18 July 2017

Closing arguments to start tomorrow.

After the court had made only slow steps towards an end of the trial in the last few weeks, it picked up all the more pace today: the first thing presiding judge Götzl did after opening the trial was to ask federal prosecutor Dr. Diemer whether the prosecution was prepared for its closing argument. Diemer’s reply was that the prosecution could start tomorrow.

And it looks like it will do just that: the court rejected the two remaining motions for evidence brought by the defense, then read out the criminal records of the accused and ended the taking of evidence.

Victims’ counsel noted that it might prove rather hard for those of their clients who wish to follow the prosecution’s closing arguments – to travel to Munich at a few hours’ notice, to organize vacation days at work etc. The court rather grudgingly took notice of these arguments and finally decided to start the trial day tomorrow at 11 am to give them some additional time for their travels. 

The prosecution announced that their closing argument would take some 22 hours to read out. It is likely that it will fill the remaining trial days until the summer break on 1 August and that victims’ counsel will hold their closing arguments after the break, followed by the defense.
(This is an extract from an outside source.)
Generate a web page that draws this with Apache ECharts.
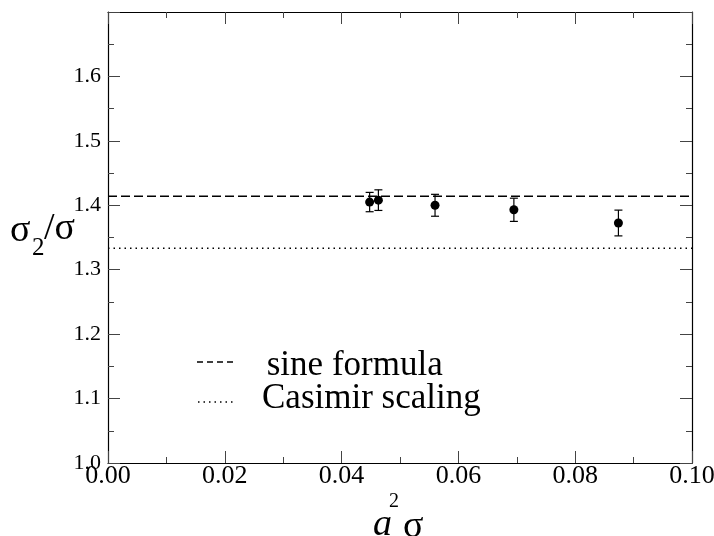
<!DOCTYPE html>
<html>
<head>
<meta charset="utf-8">
<script src="https://cdn.jsdelivr.net/npm/echarts@6/dist/echarts.min.js"></script>
<style>html,body{margin:0;padding:0;background:#fff}#c{width:714px;height:536px}</style>
</head>
<body>
<div id="c"></div>
<script>
// data
var xVals = [0.0448, 0.0463, 0.0560, 0.0695, 0.0874];
var yVals = [1.405, 1.408, 1.400, 1.393, 1.3725];
var yErrs = [0.015, 0.016, 0.017, 0.018, 0.020];
var sineLevel = 1.4142;
var casimirLevel = 1.3333;
var lineX = [0.0, 0.1];
var xTicks = [0.00, 0.02, 0.04, 0.06, 0.08, 0.10];
var yTicks = [1.0, 1.1, 1.2, 1.3, 1.4, 1.5, 1.6];
var legendNames = [' sine formula', 'Casimir scaling'];

var FONT = '"Liberation Serif", "DejaVu Serif", serif';
var chart = echarts.init(document.getElementById('c'));

var points = xVals.map(function (x, i) { return [x, yVals[i]]; });
var errs = xVals.map(function (x, i) { return [x, yVals[i] - yErrs[i], yVals[i] + yErrs[i]]; });

function axisCommon() {
  return {
    axisLine: { show: true, onZero: false, lineStyle: { color: '#000', width: 1.2 } },
    axisTick: { show: true, inside: true, length: 12, lineStyle: { color: '#444', width: 1 } },
    minorTick: { show: true, splitNumber: 2, length: 6, lineStyle: { color: '#444', width: 1 } },
    splitLine: { show: false },
    minorSplitLine: { show: false }
  };
}

var xb = Object.assign(axisCommon(), {
  type: 'value', position: 'bottom', min: 0, max: 0.1, interval: 0.02,
  axisLabel: { show: true, fontFamily: FONT, fontSize: 26, color: '#000', margin: 0,
    formatter: function (v) {
      var s = v.toFixed(2);
      return xTicks.some(function (t) { return t.toFixed(2) === s; }) ? s : '';
    } }
});
var xt = Object.assign(axisCommon(), {
  type: 'value', position: 'top', min: 0, max: 0.1, interval: 0.02,
  axisLabel: { show: false }
});
var yl = Object.assign(axisCommon(), {
  type: 'value', position: 'left', min: 1.0, max: 1.7, interval: 0.1,
  axisLabel: { show: true, fontFamily: FONT, fontSize: 22, color: '#000', margin: 7,
    formatter: function (v) {
      var s = v.toFixed(1);
      return yTicks.some(function (t) { return t.toFixed(1) === s; }) ? s : '';
    } }
});
var yr = Object.assign(axisCommon(), {
  type: 'value', position: 'right', min: 1.0, max: 1.7, interval: 0.1,
  axisLabel: { show: false }
});

chart.setOption({
  animation: false,
  backgroundColor: '#fff',
  grid: { left: 108, right: 22, top: 12, bottom: 73, containLabel: false, outerBoundsMode: 'none' },
  xAxis: [xb, xt],
  yAxis: [yl, yr],
  series: [
    {
      name: legendNames[0], type: 'line', symbol: 'none', color: '#000',
      data: lineX.map(function (x) { return [x, sineLevel]; }),
      lineStyle: { color: '#000', width: 1.5, type: [9, 4] }
    },
    {
      name: legendNames[1], type: 'line', symbol: 'none', color: '#000',
      data: lineX.map(function (x) { return [x, casimirLevel]; }),
      lineStyle: { color: '#000', width: 1.5, type: [1.5, 4] }
    },
    {
      type: 'custom',
      data: errs,
      renderItem: function (params, api) {
        var x = api.value(0);
        var lo = api.coord([x, api.value(1)]);
        var hi = api.coord([x, api.value(2)]);
        var w = 4;
        var st = { stroke: '#000', lineWidth: 1.2 };
        return {
          type: 'group',
          children: [
            { type: 'line', shape: { x1: lo[0], y1: lo[1], x2: hi[0], y2: hi[1] }, style: st },
            { type: 'line', shape: { x1: lo[0] - w, y1: lo[1], x2: lo[0] + w, y2: lo[1] }, style: st },
            { type: 'line', shape: { x1: hi[0] - w, y1: hi[1], x2: hi[0] + w, y2: hi[1] }, style: st }
          ]
        };
      },
      z: 3
    },
    {
      type: 'scatter', data: points, symbol: 'circle', symbolSize: 9,
      itemStyle: { color: '#000', opacity: 1 }, z: 4
    }
  ],
  graphic: [
    // legend
    { type: 'line', shape: { x1: 197, y1: 362, x2: 235, y2: 362 }, style: { stroke: '#000', lineWidth: 1.5, lineDash: [6, 4] } },
    { type: 'line', shape: { x1: 198, y1: 402, x2: 235, y2: 402 }, style: { stroke: '#000', lineWidth: 1.5, lineDash: [1.5, 4] } },
    { type: 'text', left: 258, top: 348, style: { text: legendNames[0], font: '35px ' + FONT, fill: '#000' } },
    { type: 'text', left: 262, top: 381, style: { text: legendNames[1], font: '35px ' + FONT, fill: '#000' } },
    // y title
    { type: 'text', left: 10, top: 212, style: { text: 'σ', font: '38px ' + FONT, fill: '#000' } },
    { type: 'text', left: 32, top: 236, style: { text: '2', font: '25px ' + FONT, fill: '#000' } },
    { type: 'text', left: 44, top: 210, style: { text: '/σ', font: '38px ' + FONT, fill: '#000' } },
    // x title
    { type: 'text', left: 373, top: 506, style: { text: 'a', font: 'italic 38px ' + FONT, fill: '#000' } },
    { type: 'text', left: 389, top: 492, style: { text: '2', font: '20px ' + FONT, fill: '#000' } },
    { type: 'text', left: 403, top: 508, style: { text: 'σ', font: '38px ' + FONT, fill: '#000' } }
  ]
});
</script>
</body>
</html>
This would mean that the court will likely pronounce its judgment in September or October.

Victims and their counsel do not have high expectations of the prosecution’s closing argument: the prosecution has shown time and again, above all in the last few months, that – in spite of 373 trial days’ worth of evidence, in spite of numerous motions for evidence by victims’ counsel – it is still holding onto the narrative presented in the indictment, namely that the NSU was an isolated group of three cut off from the outside world, with just a handful of supporters, and to the claim that state organs do not have any responsibility for having failed to prevent the NSU’s crimes. The prosecution has simply ignored the vast evidence of a larger neo-Nazi network surrounding the NSU, as well as to a clear failure of state organs to stop them, despite numerous informers placed close to the NSU and its supporters – and it is to be feared that it will continue to ignore them in its closing argument.

It is also to be expected that the racist investigations by the police, who treated the NSU’s victims as suspects, will not play a role in these closing arguments either.